Do this:
Give the listing again character for character, but drop the images.

* * * * *

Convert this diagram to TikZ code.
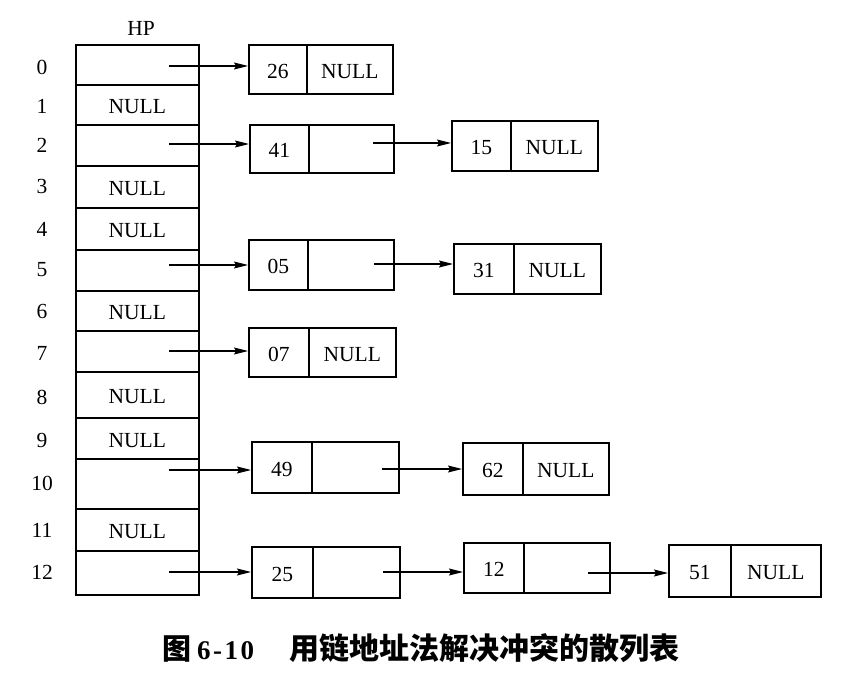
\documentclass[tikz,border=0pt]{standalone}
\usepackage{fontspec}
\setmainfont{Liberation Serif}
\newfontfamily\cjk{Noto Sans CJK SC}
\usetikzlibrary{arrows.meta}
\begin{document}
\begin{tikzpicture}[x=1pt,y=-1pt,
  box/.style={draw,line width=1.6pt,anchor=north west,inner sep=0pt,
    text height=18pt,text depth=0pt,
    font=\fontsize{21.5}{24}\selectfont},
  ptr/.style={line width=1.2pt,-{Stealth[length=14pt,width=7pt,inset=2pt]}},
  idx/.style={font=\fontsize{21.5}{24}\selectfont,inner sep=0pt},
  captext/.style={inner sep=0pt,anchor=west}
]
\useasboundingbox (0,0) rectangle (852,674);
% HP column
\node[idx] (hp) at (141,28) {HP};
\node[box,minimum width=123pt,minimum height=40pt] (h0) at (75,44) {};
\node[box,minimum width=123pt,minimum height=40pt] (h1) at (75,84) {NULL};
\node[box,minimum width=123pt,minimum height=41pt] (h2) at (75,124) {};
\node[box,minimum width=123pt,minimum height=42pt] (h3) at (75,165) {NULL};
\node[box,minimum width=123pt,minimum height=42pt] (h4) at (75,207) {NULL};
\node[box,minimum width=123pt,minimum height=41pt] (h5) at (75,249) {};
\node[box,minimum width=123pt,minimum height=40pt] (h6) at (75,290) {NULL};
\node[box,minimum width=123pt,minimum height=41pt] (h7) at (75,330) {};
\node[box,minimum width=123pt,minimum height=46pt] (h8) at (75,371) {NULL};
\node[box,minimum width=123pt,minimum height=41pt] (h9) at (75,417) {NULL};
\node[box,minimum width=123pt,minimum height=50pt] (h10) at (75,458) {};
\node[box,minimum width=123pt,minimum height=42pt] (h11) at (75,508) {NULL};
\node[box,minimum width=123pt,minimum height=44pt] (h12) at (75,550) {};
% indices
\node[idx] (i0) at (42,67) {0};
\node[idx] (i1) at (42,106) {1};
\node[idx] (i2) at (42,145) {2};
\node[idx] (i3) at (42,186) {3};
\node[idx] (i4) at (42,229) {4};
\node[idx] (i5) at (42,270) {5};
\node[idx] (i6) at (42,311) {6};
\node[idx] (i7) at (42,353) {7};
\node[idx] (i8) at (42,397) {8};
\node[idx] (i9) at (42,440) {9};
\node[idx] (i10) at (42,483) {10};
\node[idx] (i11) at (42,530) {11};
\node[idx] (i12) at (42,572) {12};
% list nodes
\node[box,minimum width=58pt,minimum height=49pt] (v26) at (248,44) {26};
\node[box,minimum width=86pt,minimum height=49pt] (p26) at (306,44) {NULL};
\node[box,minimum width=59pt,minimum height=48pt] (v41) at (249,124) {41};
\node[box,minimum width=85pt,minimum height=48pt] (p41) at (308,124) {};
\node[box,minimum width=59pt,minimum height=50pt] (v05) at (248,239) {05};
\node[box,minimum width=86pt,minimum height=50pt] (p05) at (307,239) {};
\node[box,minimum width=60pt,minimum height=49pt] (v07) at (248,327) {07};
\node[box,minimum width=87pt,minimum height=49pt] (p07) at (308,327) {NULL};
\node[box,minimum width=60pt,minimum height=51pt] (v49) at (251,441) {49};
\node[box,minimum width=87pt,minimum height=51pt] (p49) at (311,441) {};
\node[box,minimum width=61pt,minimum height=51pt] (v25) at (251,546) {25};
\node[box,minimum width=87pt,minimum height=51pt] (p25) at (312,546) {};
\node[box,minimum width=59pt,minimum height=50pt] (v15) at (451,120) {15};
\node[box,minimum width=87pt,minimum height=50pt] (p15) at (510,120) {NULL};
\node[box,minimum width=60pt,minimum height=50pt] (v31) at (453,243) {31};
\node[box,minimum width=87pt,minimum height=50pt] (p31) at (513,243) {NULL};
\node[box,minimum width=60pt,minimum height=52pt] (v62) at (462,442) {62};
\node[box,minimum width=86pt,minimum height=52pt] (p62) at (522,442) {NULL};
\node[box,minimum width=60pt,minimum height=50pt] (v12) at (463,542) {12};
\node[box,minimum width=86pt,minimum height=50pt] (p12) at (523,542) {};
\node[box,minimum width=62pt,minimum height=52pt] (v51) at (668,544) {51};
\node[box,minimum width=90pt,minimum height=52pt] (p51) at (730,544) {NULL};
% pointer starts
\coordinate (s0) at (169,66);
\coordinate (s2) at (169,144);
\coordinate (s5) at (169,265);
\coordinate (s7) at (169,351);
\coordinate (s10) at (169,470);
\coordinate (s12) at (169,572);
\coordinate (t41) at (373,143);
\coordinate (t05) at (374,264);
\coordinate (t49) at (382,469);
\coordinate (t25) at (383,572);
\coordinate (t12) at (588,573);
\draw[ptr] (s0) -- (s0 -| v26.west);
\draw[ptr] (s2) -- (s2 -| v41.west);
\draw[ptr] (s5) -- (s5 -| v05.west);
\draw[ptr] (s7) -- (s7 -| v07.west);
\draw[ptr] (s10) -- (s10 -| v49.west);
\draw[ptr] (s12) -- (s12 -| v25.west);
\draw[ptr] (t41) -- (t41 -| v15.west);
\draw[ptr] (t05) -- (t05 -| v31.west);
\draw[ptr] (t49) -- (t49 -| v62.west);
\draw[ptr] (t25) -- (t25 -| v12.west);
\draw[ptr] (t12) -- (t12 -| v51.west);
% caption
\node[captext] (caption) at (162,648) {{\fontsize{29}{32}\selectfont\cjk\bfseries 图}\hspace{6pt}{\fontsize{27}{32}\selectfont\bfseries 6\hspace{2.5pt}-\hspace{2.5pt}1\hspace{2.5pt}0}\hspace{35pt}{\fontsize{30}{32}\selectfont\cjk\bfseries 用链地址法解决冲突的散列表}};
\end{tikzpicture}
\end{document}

* * * * *

Final answer:
Convert this diagram to TikZ code.
\documentclass[tikz,border=0pt]{standalone}
\usepackage{fontspec}
\setmainfont{Liberation Serif}
\newfontfamily\cjk{Noto Sans CJK SC}
\usetikzlibrary{arrows.meta}
\begin{document}
\begin{tikzpicture}[x=1pt,y=-1pt,
  box/.style={draw,line width=1.6pt,anchor=north west,inner sep=0pt,
    text height=18pt,text depth=0pt,
    font=\fontsize{21.5}{24}\selectfont},
  ptr/.style={line width=1.2pt,-{Stealth[length=14pt,width=7pt,inset=2pt]}},
  idx/.style={font=\fontsize{21.5}{24}\selectfont,inner sep=0pt},
  captext/.style={inner sep=0pt,anchor=west}
]
\useasboundingbox (0,0) rectangle (852,674);
% HP column
\node[idx] (hp) at (141,28) {HP};
\node[box,minimum width=123pt,minimum height=40pt] (h0) at (75,44) {};
\node[box,minimum width=123pt,minimum height=40pt] (h1) at (75,84) {NULL};
\node[box,minimum width=123pt,minimum height=41pt] (h2) at (75,124) {};
\node[box,minimum width=123pt,minimum height=42pt] (h3) at (75,165) {NULL};
\node[box,minimum width=123pt,minimum height=42pt] (h4) at (75,207) {NULL};
\node[box,minimum width=123pt,minimum height=41pt] (h5) at (75,249) {};
\node[box,minimum width=123pt,minimum height=40pt] (h6) at (75,290) {NULL};
\node[box,minimum width=123pt,minimum height=41pt] (h7) at (75,330) {};
\node[box,minimum width=123pt,minimum height=46pt] (h8) at (75,371) {NULL};
\node[box,minimum width=123pt,minimum height=41pt] (h9) at (75,417) {NULL};
\node[box,minimum width=123pt,minimum height=50pt] (h10) at (75,458) {};
\node[box,minimum width=123pt,minimum height=42pt] (h11) at (75,508) {NULL};
\node[box,minimum width=123pt,minimum height=44pt] (h12) at (75,550) {};
% indices
\node[idx] (i0) at (42,67) {0};
\node[idx] (i1) at (42,106) {1};
\node[idx] (i2) at (42,145) {2};
\node[idx] (i3) at (42,186) {3};
\node[idx] (i4) at (42,229) {4};
\node[idx] (i5) at (42,270) {5};
\node[idx] (i6) at (42,311) {6};
\node[idx] (i7) at (42,353) {7};
\node[idx] (i8) at (42,397) {8};
\node[idx] (i9) at (42,440) {9};
\node[idx] (i10) at (42,483) {10};
\node[idx] (i11) at (42,530) {11};
\node[idx] (i12) at (42,572) {12};
% list nodes
\node[box,minimum width=58pt,minimum height=49pt] (v26) at (248,44) {26};
\node[box,minimum width=86pt,minimum height=49pt] (p26) at (306,44) {NULL};
\node[box,minimum width=59pt,minimum height=48pt] (v41) at (249,124) {41};
\node[box,minimum width=85pt,minimum height=48pt] (p41) at (308,124) {};
\node[box,minimum width=59pt,minimum height=50pt] (v05) at (248,239) {05};
\node[box,minimum width=86pt,minimum height=50pt] (p05) at (307,239) {};
\node[box,minimum width=60pt,minimum height=49pt] (v07) at (248,327) {07};
\node[box,minimum width=87pt,minimum height=49pt] (p07) at (308,327) {NULL};
\node[box,minimum width=60pt,minimum height=51pt] (v49) at (251,441) {49};
\node[box,minimum width=87pt,minimum height=51pt] (p49) at (311,441) {};
\node[box,minimum width=61pt,minimum height=51pt] (v25) at (251,546) {25};
\node[box,minimum width=87pt,minimum height=51pt] (p25) at (312,546) {};
\node[box,minimum width=59pt,minimum height=50pt] (v15) at (451,120) {15};
\node[box,minimum width=87pt,minimum height=50pt] (p15) at (510,120) {NULL};
\node[box,minimum width=60pt,minimum height=50pt] (v31) at (453,243) {31};
\node[box,minimum width=87pt,minimum height=50pt] (p31) at (513,243) {NULL};
\node[box,minimum width=60pt,minimum height=52pt] (v62) at (462,442) {62};
\node[box,minimum width=86pt,minimum height=52pt] (p62) at (522,442) {NULL};
\node[box,minimum width=60pt,minimum height=50pt] (v12) at (463,542) {12};
\node[box,minimum width=86pt,minimum height=50pt] (p12) at (523,542) {};
\node[box,minimum width=62pt,minimum height=52pt] (v51) at (668,544) {51};
\node[box,minimum width=90pt,minimum height=52pt] (p51) at (730,544) {NULL};
% pointer starts
\coordinate (s0) at (169,66);
\coordinate (s2) at (169,144);
\coordinate (s5) at (169,265);
\coordinate (s7) at (169,351);
\coordinate (s10) at (169,470);
\coordinate (s12) at (169,572);
\coordinate (t41) at (373,143);
\coordinate (t05) at (374,264);
\coordinate (t49) at (382,469);
\coordinate (t25) at (383,572);
\coordinate (t12) at (588,573);
\draw[ptr] (s0) -- (s0 -| v26.west);
\draw[ptr] (s2) -- (s2 -| v41.west);
\draw[ptr] (s5) -- (s5 -| v05.west);
\draw[ptr] (s7) -- (s7 -| v07.west);
\draw[ptr] (s10) -- (s10 -| v49.west);
\draw[ptr] (s12) -- (s12 -| v25.west);
\draw[ptr] (t41) -- (t41 -| v15.west);
\draw[ptr] (t05) -- (t05 -| v31.west);
\draw[ptr] (t49) -- (t49 -| v62.west);
\draw[ptr] (t25) -- (t25 -| v12.west);
\draw[ptr] (t12) -- (t12 -| v51.west);
% caption
\node[captext] (caption) at (162,648) {{\fontsize{29}{32}\selectfont\cjk\bfseries 图}\hspace{6pt}{\fontsize{27}{32}\selectfont\bfseries 6\hspace{2.5pt}-\hspace{2.5pt}1\hspace{2.5pt}0}\hspace{35pt}{\fontsize{30}{32}\selectfont\cjk\bfseries 用链地址法解决冲突的散列表}};
\end{tikzpicture}
\end{document}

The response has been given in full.